The St. Petersburg, Fla.-based Raymond James & Associates Inc. (RJA) issued a research note Tuesday saying E&P stocks surged 4% last week on the S&P 500 Index.
The S&P 500 E&P Index has climbed 9.2% year to date but has "tremendously lagged" the escalation in natural gas prices, up 33.2% year to date on the New York Mercantile Exchange 12-month natural gas futures strip.
RJA analyst Wayne Andrews offered three strategies to help investors identify E&P stocks having high return potential:
--target the companies that have the strongest production growth per debt-adjusted share.
--invest in companies having the most leverage to robust North American natural gas prices.
--buy stocks trading at discounted valuations relative to their growth, risk, and return.
Production growth/debt-adjusted share
Andrews sees relative stock price outperformance by companies in RJA's coverage universe that have the highest compound annual growth rate in debt-adjusted production per share.
"In 2002, companies that generated positive production growth per debt-adjusted share saw their share prices increase an average of 29% more than the S&P 1500 E&P Index. It is also important to point out that companies with negative production growth per debt-adjusted share saw their share prices decrease an average of 2.2% vs. the index," he said.
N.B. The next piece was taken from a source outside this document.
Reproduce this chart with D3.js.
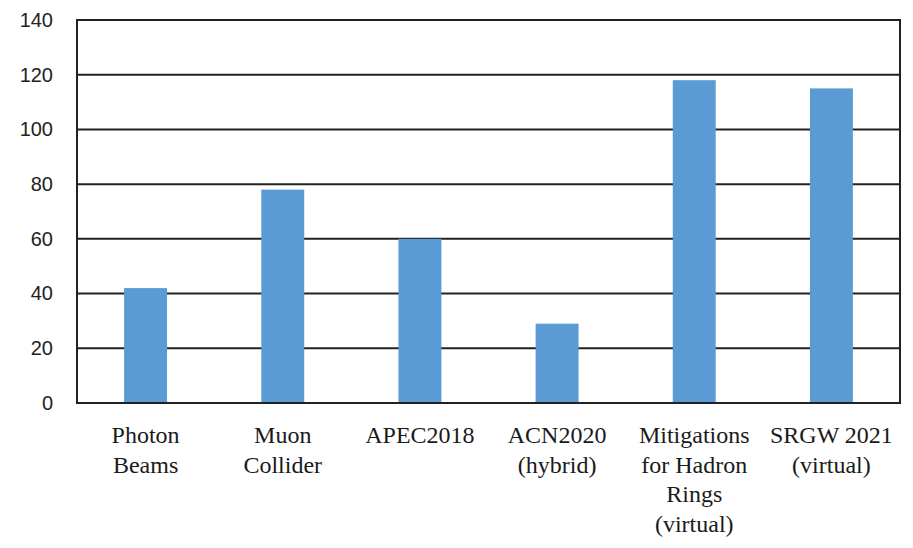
<!DOCTYPE html>
<html>
<head>
<meta charset="utf-8">
<script src="https://cdn.jsdelivr.net/npm/d3@7"></script>
<style>
  html, body { margin: 0; padding: 0; background: #fff; }
  svg { display: block; }
</style>
</head>
<body>
<svg id="chart" width="913" height="548"></svg>
<script>
// Workshop names (one entry per line of the label) and their values
const categoryLines = [
  ["Photon", "Beams"],
  ["Muon", "Collider"],
  ["APEC2018"],
  ["ACN2020", "(hybrid)"],
  ["Mitigations", "for Hadron", "Rings", "(virtual)"],
  ["SRGW 2021", "(virtual)"]
];
const values = [42, 78, 60, 29, 118, 115];
const yTicks = [0, 20, 40, 60, 80, 100, 120, 140];

// pick the first installed serif face for the category labels
function installed(name) {
  const c = document.createElement("canvas").getContext("2d");
  const s = "Mitigations for Hadron 2021 mmmwwwiii";
  return ["monospace", "sans-serif"].some(base => {
    c.font = `40px ${base}`;
    const w0 = c.measureText(s).width;
    c.font = `40px "${name}", ${base}`;
    return c.measureText(s).width !== w0;
  });
}
const serifChoices = ["Liberation Serif", "Times New Roman", "Tinos", "DejaVu Serif", "Noto Serif", "FreeSerif"];
const serifFace = serifChoices.find(installed) || "serif";

const svg = d3.select("#chart");
const margin = { left: 77, right: 13, top: 20, bottom: 145 };
const W = 913, H = 548;
const plotW = W - margin.left - margin.right;
const plotH = H - margin.top - margin.bottom;

const keys = categoryLines.map((d, i) => i);

const x = d3.scaleBand()
  .domain(keys)
  .range([margin.left, margin.left + plotW])
  .paddingInner(0.687)
  .paddingOuter(0.3435);

const y = d3.scaleLinear()
  .domain([0, 140])
  .range([margin.top + plotH, margin.top]);

const lineColor = "#222";

// horizontal gridlines
svg.append("g")
  .selectAll("line")
  .data(yTicks)
  .join("line")
  .attr("x1", margin.left)
  .attr("x2", margin.left + plotW)
  .attr("y1", d => y(d))
  .attr("y2", d => y(d))
  .attr("stroke", lineColor)
  .attr("stroke-width", 2);

// bars
svg.append("g")
  .selectAll("rect")
  .data(values)
  .join("rect")
  .attr("x", (d, i) => x(i))
  .attr("width", x.bandwidth())
  .attr("y", d => y(d))
  .attr("height", d => y(0) - y(d))
  .attr("fill", "#5B9BD5");

// frame: left and right verticals, baseline on top of bars
svg.append("line")
  .attr("x1", margin.left).attr("x2", margin.left)
  .attr("y1", y(140) - 1).attr("y2", y(0) + 1)
  .attr("stroke", lineColor).attr("stroke-width", 2);
svg.append("line")
  .attr("x1", margin.left + plotW).attr("x2", margin.left + plotW)
  .attr("y1", y(140) - 1).attr("y2", y(0) + 1)
  .attr("stroke", lineColor).attr("stroke-width", 2);
svg.append("line")
  .attr("x1", margin.left).attr("x2", margin.left + plotW)
  .attr("y1", y(0)).attr("y2", y(0))
  .attr("stroke", lineColor).attr("stroke-width", 2);

// y axis labels
const yAxis = d3.axisLeft(y).tickValues(yTicks).tickSize(0).tickPadding(24);
const gy = svg.append("g")
  .attr("transform", `translate(${margin.left},0)`)
  .call(yAxis)
  .attr("font-family", "Liberation Sans, Arial, sans-serif")
  .attr("font-size", 20);
gy.select(".domain").remove();
gy.selectAll("text").attr("fill", "#222");

// x axis labels, multi-line; size the serif face so "Photon" spans ~68px
const xFontSize = (() => {
  const c = document.createElement("canvas").getContext("2d");
  c.font = `100px "${serifFace}", serif`;
  const w = c.measureText("Photon").width;
  return Math.max(18, Math.min(26, 68 / w * 100));
})();

const gx = svg.append("g")
  .attr("font-family", `"${serifFace}", serif`)
  .attr("font-size", xFontSize);
gx.selectAll("text")
  .data(categoryLines)
  .join("text")
  .attr("text-anchor", "middle")
  .attr("fill", "#1a1a1a")
  .each(function (lines, i) {
    const t = d3.select(this);
    lines.forEach((ln, j) => {
      t.append("tspan")
        .attr("x", x(i) + x.bandwidth() / 2)
        .attr("y", y(0) + 40 + j * 29.5)
        .text(ln);
    });
  });
</script>
</body>
</html>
RJA evaluated future production growth per debt-adjusted share as an indicator of future stock outperformance by using RJA's production, cash flow, and capital requirement estimates. Andrews used estimates covering 2002-04 for companies in RJA's coverage universe.
"Most companies under coverage are expected to grow production on an absolute basis (despite flat to down industry expectations)," and debt-adjusted growth typically is higher than the absolute growth, he said.
In the current $6/Mcf gas price environment, E&P companies are generating more cash than they can reinvest efficently in the industry, resulting in significant free cash flow during the next 2 years, Andrews said.
"Companies may choose to reduce debt or increase spending for further production growth. Either scenario bodes well for our debt-adjusted growth calculation. In this group of 25 companies, the median expected annualized production growth per debt-adjusted share is an outstanding 17.5% vs. the average absolute growth of 11.5%/year," he noted.
Price leverage and stock valuations
RJA also included each company's reserve life index to provide a guide to the timing of its ultimate production.
"While the level of hedging varies, and many companies will have exposure to volatile basis differentials, the companies with 60%-plus gas reserves should benefit from strong natural gas prices over the next few years," Andrews said.
As a group, E&P stocks should be trading for $1.50-1.75/Mcfe of proved reserves and in the mid-to-lower end of the historical forward earnings before interest, taxes, depreciation, and amortization (EBITDA) multiple range of 4.5-6.5. Currently, large-capitalization stocks are trading well below the low end of historic trading ranges at $1.30/Mcfe and four times 2004 EBITDA, Andrews said.